On the inside both the iPad Mini and iPad Air are running on the Apple A7 ARM chip what was just announced recently with the iPhone 5S. This system-on-a-chip uses a new custom ARMv8 architecture from Apple that offers the first 64-bit computing experience on a mobile device. Of course, there isn’t really software to take advantage of that, but ARMv8 includes a number of important optimizations and tweaks. You get this future-proofed CPU in both versions of the iPad, though clock speeds aren’t known yet — Apple probably cranks it up a bit higher in the full-sized iPad.
When you first set eyes on an iPad, your gaze will surely be drawn to the LCD that dominates the front of the device. The 7.9-inch Mini and the 9.7-inch Air both have the same 2048×1536 resolution now that Apple has brought the iPad Mini into the Retina display club. Both screens will look awesome, but they’ll offer different experiences. This is obviously the main differentiator between the iPad Air and iPad Mini.

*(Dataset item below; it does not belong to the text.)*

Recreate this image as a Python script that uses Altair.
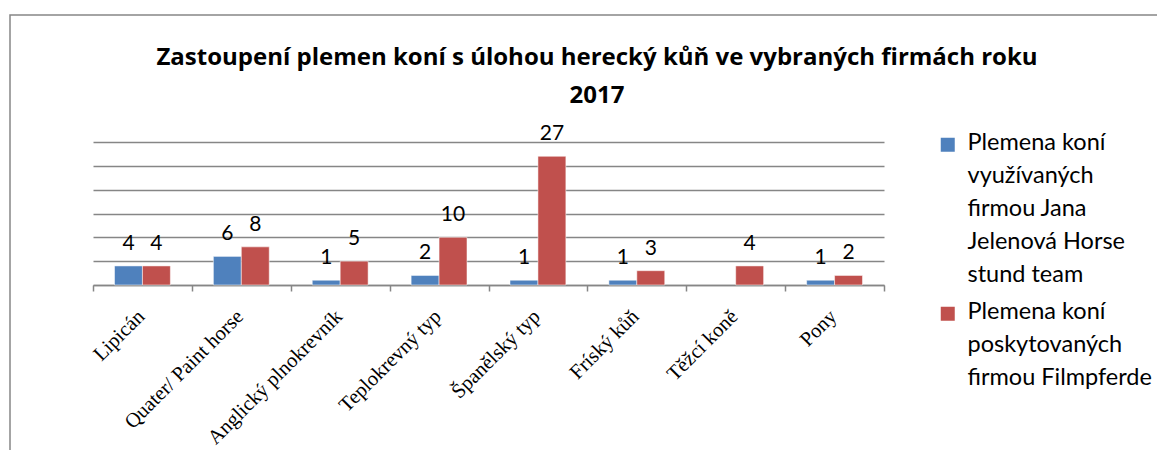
import altair as alt
import pandas as pd

categories = ["Lipicán", "Quater/ Paint horse", "Anglický plnokrevník", "Teplokrevný typ",
              "Španělský typ", "Fríský kůň", "Těžcí koně", "Pony"]
series = ["Plemena koní využívaných firmou Jana Jelenová Horse stund team",
          "Plemena koní poskytovaných firmou Filmpferde"]
legend_lines = [["Plemena koní", "využívaných", "firmou Jana", "Jelenová Horse", "stund team"],
                ["Plemena koní", "poskytovaných", "firmou Filmpferde"]]
values_jana = [4, 6, 1, 2, 1, 1, None, 1]
values_film = [4, 8, 5, 10, 27, 3, 4, 2]
colors = ["#4F81BD", "#C0504D"]
title_lines = ["Zastoupení plemen koní s úlohou herecký kůň ve vybraných firmách roku", "2017"]

rows = []
for cat, a, b in zip(categories, values_jana, values_film):
    rows.append({"kategorie": cat, "serie": series[0], "hodnota": a})
    rows.append({"kategorie": cat, "serie": series[1], "hodnota": b})
df = pd.DataFrame(rows)

label_expr = "datum.label == '%s' ? %s : %s" % (
    series[0],
    "[" + ",".join("'%s'" % s for s in legend_lines[0]) + "]",
    "[" + ",".join("'%s'" % s for s in legend_lines[1]) + "]",
)

grid_color = "#868686"
label_dy = -14  # vertical shift for legend labels (guide-label style)
comp = -label_dy * 0.7071  # compensation for rotated axis labels

base = alt.Chart(df).encode(
    x=alt.X("kategorie:N", sort=categories,
            scale=alt.Scale(paddingInner=0, paddingOuter=0),
            axis=alt.Axis(title=None, labelAngle=-45, labelAlign="right", labelBaseline="middle",
                          labelFont="Liberation Serif", labelFontSize=20.5, labelColor="black",
                          labelPadding=22 + comp, labelOffset=comp - 1.5, labelLimit=400,
                          tickBand="extent", tickSize=6,
                          tickColor=grid_color, domainColor=grid_color, domainWidth=1.5,
                          tickWidth=1.5, grid=False)),
    xOffset=alt.XOffset("serie:N", sort=series,
                        scale=alt.Scale(paddingInner=0, paddingOuter=0.77)),
    y=alt.Y("hodnota:Q", scale=alt.Scale(domain=[0, 30]),
            axis=alt.Axis(title=None, values=[0, 5, 10, 15, 20, 25, 30], labels=False, ticks=False,
                          domain=False, grid=True, gridColor=grid_color, gridWidth=1.5)),
)

bars = base.mark_bar(stroke="white", strokeOpacity=0.5, strokeWidth=1).encode(
    color=alt.Color("serie:N", sort=series,
                    scale=alt.Scale(domain=series, range=colors),
                    legend=alt.Legend(title=None, orient="none", legendX=843, legendY=-9,
                                      padding=0, symbolType="square", symbolSize=196,
                                      symbolStrokeWidth=0, labelOffset=8, labelBaseline="top",
                                      labelFont="Lato", labelFontSize=23.5, labelColor="black",
                                      labelLimit=400, rowPadding=12, labelExpr=label_expr))
)

labels = base.mark_text(baseline="alphabetic", dy=-16, font="Lato", fontSize=21, color="black").encode(
    text=alt.Text("hodnota:Q")
).transform_filter("isValid(datum.hodnota)")

border = alt.Chart(alt.Data(values=[{"a": 1}])).mark_rect(
    fill=None, stroke=grid_color, strokeWidth=1.5, clip=False
).encode(x=alt.value(-83), x2=alt.value(1200), y=alt.value(-127), y2=alt.value(400))

title = alt.Chart(alt.Data(values=[{"a": 1}])).mark_text(
    text=title_lines, font="Open Sans", fontSize=24, fontWeight="bold", color="black",
    lineHeight=38, baseline="top", align="center", clip=False
).encode(x=alt.value(504), y=alt.value(-96))

chart = alt.layer(border, title, bars, labels).properties(
    width=791, height=143,
    autosize=alt.AutoSizeParams(type="none"),
    padding={"left": 85, "top": 134, "right": 273, "bottom": 165},
).configure(style={"guide-label": {"lineHeight": 33, "dy": label_dy}}).configure_view(stroke=None)

chart.save("out.html", embed_options={"renderer": "svg", "actions": False})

iPad Air MiniThe iPad Mini will have a whopping 326 pixels-per-inch (PPI), which is incredibly high for a tablet. Smartphones can reach into the mid-400s with 1080p screens, but the 2013 Nexus 7 is the only other tablet in the same ballpark as the Mini when it comes to pixel density. The iPad Air still packs a nice display at 9.7-inches — it works out to 263 PPI.
Although the Mini’s screen will be more crisp, the iPad Air has the advantage of being physically bigger. Well, that’s an advantage to some people. It’s easier to read text, and browsing the web is better on a larger screen. The redesigned Air isn’t even much heavier than the Mini — it weighs just 1 pound (469 grams) and the mini is 0.73 pounds (331 grams). They are also exactly the same thickness at 7.5mm. The 9.7-inch iPad Air isn’t as ungainly as its predecessor, but the Mini will still be a bit more manageable.
The iPad Mini with Retina display will cost $400 for the basic 16GB WiFi-only edition. That’s a shade pricier than the old version that launched at $330. The iPad Air will start at $500 like all the previous full-scale Apple slates. If price is no object, the only other consideration is how impatient you are — the iPad Air is coming out on November 1, but the iPad mini isn’t hitting shelves until sometime later in November.